## start
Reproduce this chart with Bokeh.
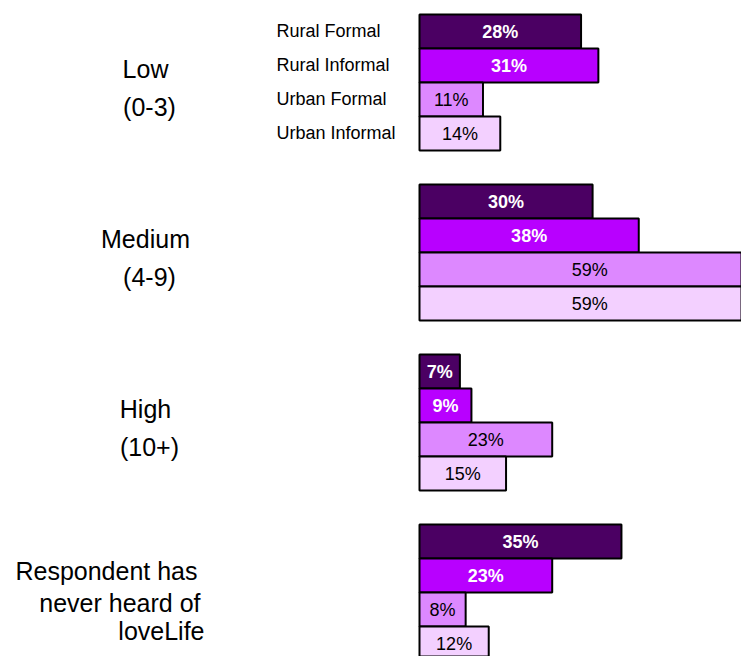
from bokeh.plotting import figure
from bokeh.models import ColumnDataSource, Range1d
from bokeh.core.properties import value
from bokeh.embed import file_html
from bokeh.resources import INLINE

# ---- data ----
group_lines = [["Low", "(0-3)"], ["Medium", "(4-9)"], ["High", "(10+)"],
               ["Respondent has", "never heard of", "loveLife"]]
series = ["Rural Formal", "Rural Informal", "Urban Formal", "Urban Informal"]
rural_formal = [28, 30, 7, 35]
rural_informal = [31, 38, 9, 23]
urban_formal = [11, 59, 23, 8]
urban_informal = [14, 59, 15, 12]
series_values = [rural_formal, rural_informal, urban_formal, urban_informal]

# ---- styles / layout ----
colors = ["#4B0063", "#B800FF", "#DD88FF", "#F3D0FF"]
FONT = "Liberation Sans"
W, H = 741, 656
PX_X = 5.77          # pixels per percent
X0 = 419             # frame px where 0% sits
PX_Y = 34.0          # pixels per bar slot
Y0 = 14              # frame px where first bar top sits
PITCH = 5            # slots per group (4 bars + gap)

x_start = -X0 / PX_X
y_top = -Y0 / PX_Y

p = figure(width=W, height=H, output_backend="svg", toolbar_location=None,
           x_range=Range1d(x_start, x_start + W / PX_X),
           y_range=Range1d(y_top + H / PX_Y, y_top),
           x_axis_type=None, y_axis_type=None, min_border=0)
p.outline_line_color = None
p.grid.visible = False
p.background_fill_color = "white"
p.border_fill_color = "white"

ys, rights, cols, labels, sidx = [], [], [], [], []
for g in range(4):
    for s in range(4):
        v = series_values[s][g]
        ys.append(g * PITCH + s + 0.5)
        rights.append(v)
        cols.append(colors[s])
        labels.append(f"{v}%")
        sidx.append(s)
src = ColumnDataSource(dict(y=ys, right=rights, color=cols, label=labels,
                            mid=[r / 2 for r in rights], s=sidx))
p.hbar(y="y", left=0, right="right", height=1, source=src,
       fill_color="color", line_color="black", line_width=2)

dark = ColumnDataSource({k: [v for v, s in zip(vals, sidx) if s < 2]
                         for k, vals in src.data.items()})
light = ColumnDataSource({k: [v for v, s in zip(vals, sidx) if s >= 2]
                          for k, vals in src.data.items()})
p.text(x="mid", y="y", text="label", source=dark, text_align="center",
       text_baseline="middle", text_color="white", text_font=value(FONT),
       text_font_size="18px", text_font_style="bold")
p.text(x="mid", y="y", text="label", source=light, text_align="center",
       text_baseline="middle", text_color="black", text_font=value(FONT),
       text_font_size="18px")

# series names beside first group
def xpx(px):
    return (px - X0) / PX_X

p.text(x=[xpx(276)] * 4, y=[s + 0.5 - 1 / PX_Y for s in range(4)], text=series,
       text_align="left", text_baseline="middle", text_color="black",
       text_font=value(FONT), text_font_size="18px")

# group labels
gx, gy, gt = [], [], []
offs2 = [-14, 24]
cx2 = [145, 149]
for g in range(3):
    c = g * PITCH + 2
    for i, t in enumerate(group_lines[g]):
        gx.append(xpx(cx2[i]))
        gy.append(c + offs2[i] / PX_Y)
        gt.append(t)
p.text(x=gx, y=gy, text=gt, text_align="center", text_baseline="middle",
       text_color="black", text_font=value(FONT), text_font_size="25px")

c = 3 * PITCH + 2
offs3 = [-22, 10, 38]
rx3 = [197, 200, 204]
p.text(x=[xpx(r) for r in rx3], y=[c + o / PX_Y for o in offs3],
       text=group_lines[3], text_align="right", text_baseline="middle",
       text_color="black", text_font=value(FONT), text_font_size="25px")

open("out.html", "w").write(file_html(p, INLINE))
## end
Description of the task ::
Transcribe the material exactly, and leave out whatever pictures it holds.

Final result ::
Reproduce this chart with Bokeh.
from bokeh.plotting import figure
from bokeh.models import ColumnDataSource, Range1d
from bokeh.core.properties import value
from bokeh.embed import file_html
from bokeh.resources import INLINE

# ---- data ----
group_lines = [["Low", "(0-3)"], ["Medium", "(4-9)"], ["High", "(10+)"],
               ["Respondent has", "never heard of", "loveLife"]]
series = ["Rural Formal", "Rural Informal", "Urban Formal", "Urban Informal"]
rural_formal = [28, 30, 7, 35]
rural_informal = [31, 38, 9, 23]
urban_formal = [11, 59, 23, 8]
urban_informal = [14, 59, 15, 12]
series_values = [rural_formal, rural_informal, urban_formal, urban_informal]

# ---- styles / layout ----
colors = ["#4B0063", "#B800FF", "#DD88FF", "#F3D0FF"]
FONT = "Liberation Sans"
W, H = 741, 656
PX_X = 5.77          # pixels per percent
X0 = 419             # frame px where 0% sits
PX_Y = 34.0          # pixels per bar slot
Y0 = 14              # frame px where first bar top sits
PITCH = 5            # slots per group (4 bars + gap)

x_start = -X0 / PX_X
y_top = -Y0 / PX_Y

p = figure(width=W, height=H, output_backend="svg", toolbar_location=None,
           x_range=Range1d(x_start, x_start + W / PX_X),
           y_range=Range1d(y_top + H / PX_Y, y_top),
           x_axis_type=None, y_axis_type=None, min_border=0)
p.outline_line_color = None
p.grid.visible = False
p.background_fill_color = "white"
p.border_fill_color = "white"

ys, rights, cols, labels, sidx = [], [], [], [], []
for g in range(4):
    for s in range(4):
        v = series_values[s][g]
        ys.append(g * PITCH + s + 0.5)
        rights.append(v)
        cols.append(colors[s])
        labels.append(f"{v}%")
        sidx.append(s)
src = ColumnDataSource(dict(y=ys, right=rights, color=cols, label=labels,
                            mid=[r / 2 for r in rights], s=sidx))
p.hbar(y="y", left=0, right="right", height=1, source=src,
       fill_color="color", line_color="black", line_width=2)

dark = ColumnDataSource({k: [v for v, s in zip(vals, sidx) if s < 2]
                         for k, vals in src.data.items()})
light = ColumnDataSource({k: [v for v, s in zip(vals, sidx) if s >= 2]
                          for k, vals in src.data.items()})
p.text(x="mid", y="y", text="label", source=dark, text_align="center",
       text_baseline="middle", text_color="white", text_font=value(FONT),
       text_font_size="18px", text_font_style="bold")
p.text(x="mid", y="y", text="label", source=light, text_align="center",
       text_baseline="middle", text_color="black", text_font=value(FONT),
       text_font_size="18px")

# series names beside first group
def xpx(px):
    return (px - X0) / PX_X

p.text(x=[xpx(276)] * 4, y=[s + 0.5 - 1 / PX_Y for s in range(4)], text=series,
       text_align="left", text_baseline="middle", text_color="black",
       text_font=value(FONT), text_font_size="18px")

# group labels
gx, gy, gt = [], [], []
offs2 = [-14, 24]
cx2 = [145, 149]
for g in range(3):
    c = g * PITCH + 2
    for i, t in enumerate(group_lines[g]):
        gx.append(xpx(cx2[i]))
        gy.append(c + offs2[i] / PX_Y)
        gt.append(t)
p.text(x=gx, y=gy, text=gt, text_align="center", text_baseline="middle",
       text_color="black", text_font=value(FONT), text_font_size="25px")

c = 3 * PITCH + 2
offs3 = [-22, 10, 38]
rx3 = [197, 200, 204]
p.text(x=[xpx(r) for r in rx3], y=[c + o / PX_Y for o in offs3],
       text=group_lines[3], text_align="right", text_baseline="middle",
       text_color="black", text_font=value(FONT), text_font_size="25px")

open("out.html", "w").write(file_html(p, INLINE))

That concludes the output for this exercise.